- _Your goal_: Retype all material exactly. Pictures stay out of the copy.

___ Collected material

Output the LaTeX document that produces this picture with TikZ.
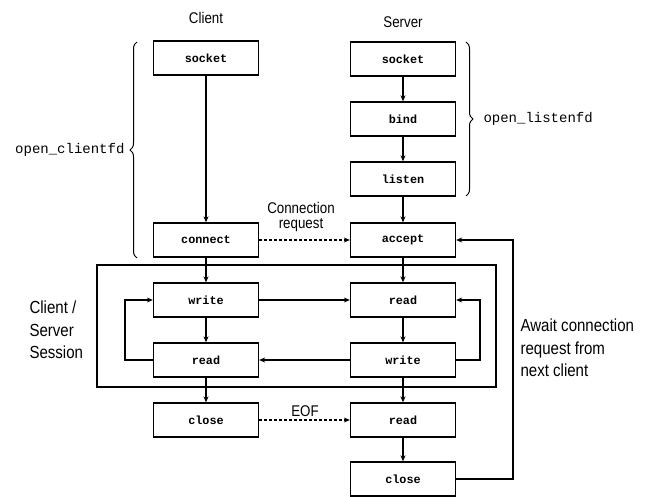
\documentclass[tikz,border=0pt]{standalone}
\usepackage{fontspec}
\setmainfont{Liberation Sans}
\newfontfamily\monof{Liberation Mono}
\newfontfamily\narrowf[FakeStretch=0.86]{Liberation Sans}
\usetikzlibrary{arrows.meta,decorations.pathreplacing}
\begin{document}
\begin{tikzpicture}[x=1pt,y=1pt,
  fn/.style={draw,line width=1.3pt,minimum width=105pt,minimum height=34pt,inner sep=0pt,
    font=\monof\bfseries\fontsize{11.8}{13}\selectfont},
  ar/.style={line width=1.5pt,-{Stealth[length=6pt,width=5pt]}},
  da/.style={ar,dash pattern=on 3pt off 2pt},
  lab/.style={font=\narrowf\fontsize{17.5}{22.5}\selectfont,align=left},
  ttl/.style={font=\narrowf\fontsize{15.5}{18}\selectfont},
  brc/.style={line width=1pt,decorate,decoration={brace,amplitude=7pt}},
  mono/.style={font=\monof\fontsize{14}{16}\selectfont}]
\useasboundingbox (0,0) rectangle (649,-497);
% session frame
\node[draw,line width=1.3pt,minimum width=399pt,minimum height=122pt,inner sep=0pt] (sess) at (296.5,-326) {};
% client column
\node[fn] (cs) at (206,-58) {socket};
\node[fn] (cc) at (206,-240) {connect};
\node[fn] (cw) at (206,-300) {write};
\node[fn] (cr) at (206,-360) {read};
\node[fn] (cx) at (206,-420) {close};
% server column
\node[fn] (ss) at (403,-59) {socket};
\node[fn] (sb) at (403,-119) {bind};
\node[fn] (sl) at (403,-179) {listen};
\node[fn] (sa) at (403,-240) {accept};
\node[fn] (sr) at (403,-300) {read};
\node[fn] (sw) at (403,-360) {write};
\node[fn] (sr2) at (403,-420) {read};
\node[fn] (sx) at (403,-479) {close};
% titles
\node[ttl] (tc) at (206,-18) {Client};
\node[ttl] (ts) at (403,-22) {Server};
% labels
\node[lab,anchor=west] (lsess) at (26,-330) {Client /\\Server\\Session};
\node[lab,anchor=west] (lawait) at (517,-348) {Await connection\\request from\\next client};
\node[ttl,align=center] (lconn) at (301,-217) {Connection\\[-3pt]request};
\node[ttl] (leof) at (305,-411) {EOF};
% braces
\coordinate (cb1) at (137,-258);
\coordinate (cb2) at (137,-42);
\draw[brc] (cb1) -- (cb2);
\node[mono,anchor=east] (lcl) at (128,-150) {open\_clientfd};
\coordinate (sb1) at (466,-42);
\coordinate (sb2) at (466,-196);
\draw[brc] (sb1) -- (sb2);
\node[mono,anchor=west] (lls) at (480,-119) {open\_listenfd};
% client flow
\draw[ar] (cs) -- (cc);
\draw[ar] (cc) -- (cw);
\draw[ar] (cw) -- (cr);
\draw[ar] (cr) -- (cx);
\draw[ar] (cr.west) -- ++(-28,0) |- (cw.west);
% server flow
\draw[ar] (ss) -- (sb);
\draw[ar] (sb) -- (sl);
\draw[ar] (sl) -- (sa);
\draw[ar] (sa) -- (sr);
\draw[ar] (sr) -- (sw);
\draw[ar] (sw) -- (sr2);
\draw[ar] (sr2) -- (sx);
\draw[ar] (sw.east) -- ++(24,0) |- (sr.east);
\draw[ar] (sx.east) -- ++(57,0) |- (sa.east);
% exchanges
\draw[ar] (cw) -- (sr);
\draw[ar] (sw) -- (cr);
\draw[da] (cc) -- (sa);
\draw[da] (cx) -- (sr2);
\end{tikzpicture}
\end{document}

______

- _Task output_:
Output the LaTeX document that produces this picture with TikZ.
\documentclass[tikz,border=0pt]{standalone}
\usepackage{fontspec}
\setmainfont{Liberation Sans}
\newfontfamily\monof{Liberation Mono}
\newfontfamily\narrowf[FakeStretch=0.86]{Liberation Sans}
\usetikzlibrary{arrows.meta,decorations.pathreplacing}
\begin{document}
\begin{tikzpicture}[x=1pt,y=1pt,
  fn/.style={draw,line width=1.3pt,minimum width=105pt,minimum height=34pt,inner sep=0pt,
    font=\monof\bfseries\fontsize{11.8}{13}\selectfont},
  ar/.style={line width=1.5pt,-{Stealth[length=6pt,width=5pt]}},
  da/.style={ar,dash pattern=on 3pt off 2pt},
  lab/.style={font=\narrowf\fontsize{17.5}{22.5}\selectfont,align=left},
  ttl/.style={font=\narrowf\fontsize{15.5}{18}\selectfont},
  brc/.style={line width=1pt,decorate,decoration={brace,amplitude=7pt}},
  mono/.style={font=\monof\fontsize{14}{16}\selectfont}]
\useasboundingbox (0,0) rectangle (649,-497);
% session frame
\node[draw,line width=1.3pt,minimum width=399pt,minimum height=122pt,inner sep=0pt] (sess) at (296.5,-326) {};
% client column
\node[fn] (cs) at (206,-58) {socket};
\node[fn] (cc) at (206,-240) {connect};
\node[fn] (cw) at (206,-300) {write};
\node[fn] (cr) at (206,-360) {read};
\node[fn] (cx) at (206,-420) {close};
% server column
\node[fn] (ss) at (403,-59) {socket};
\node[fn] (sb) at (403,-119) {bind};
\node[fn] (sl) at (403,-179) {listen};
\node[fn] (sa) at (403,-240) {accept};
\node[fn] (sr) at (403,-300) {read};
\node[fn] (sw) at (403,-360) {write};
\node[fn] (sr2) at (403,-420) {read};
\node[fn] (sx) at (403,-479) {close};
% titles
\node[ttl] (tc) at (206,-18) {Client};
\node[ttl] (ts) at (403,-22) {Server};
% labels
\node[lab,anchor=west] (lsess) at (26,-330) {Client /\\Server\\Session};
\node[lab,anchor=west] (lawait) at (517,-348) {Await connection\\request from\\next client};
\node[ttl,align=center] (lconn) at (301,-217) {Connection\\[-3pt]request};
\node[ttl] (leof) at (305,-411) {EOF};
% braces
\coordinate (cb1) at (137,-258);
\coordinate (cb2) at (137,-42);
\draw[brc] (cb1) -- (cb2);
\node[mono,anchor=east] (lcl) at (128,-150) {open\_clientfd};
\coordinate (sb1) at (466,-42);
\coordinate (sb2) at (466,-196);
\draw[brc] (sb1) -- (sb2);
\node[mono,anchor=west] (lls) at (480,-119) {open\_listenfd};
% client flow
\draw[ar] (cs) -- (cc);
\draw[ar] (cc) -- (cw);
\draw[ar] (cw) -- (cr);
\draw[ar] (cr) -- (cx);
\draw[ar] (cr.west) -- ++(-28,0) |- (cw.west);
% server flow
\draw[ar] (ss) -- (sb);
\draw[ar] (sb) -- (sl);
\draw[ar] (sl) -- (sa);
\draw[ar] (sa) -- (sr);
\draw[ar] (sr) -- (sw);
\draw[ar] (sw) -- (sr2);
\draw[ar] (sr2) -- (sx);
\draw[ar] (sw.east) -- ++(24,0) |- (sr.east);
\draw[ar] (sx.east) -- ++(57,0) |- (sa.east);
% exchanges
\draw[ar] (cw) -- (sr);
\draw[ar] (sw) -- (cr);
\draw[da] (cc) -- (sa);
\draw[da] (cx) -- (sr2);
\end{tikzpicture}
\end{document}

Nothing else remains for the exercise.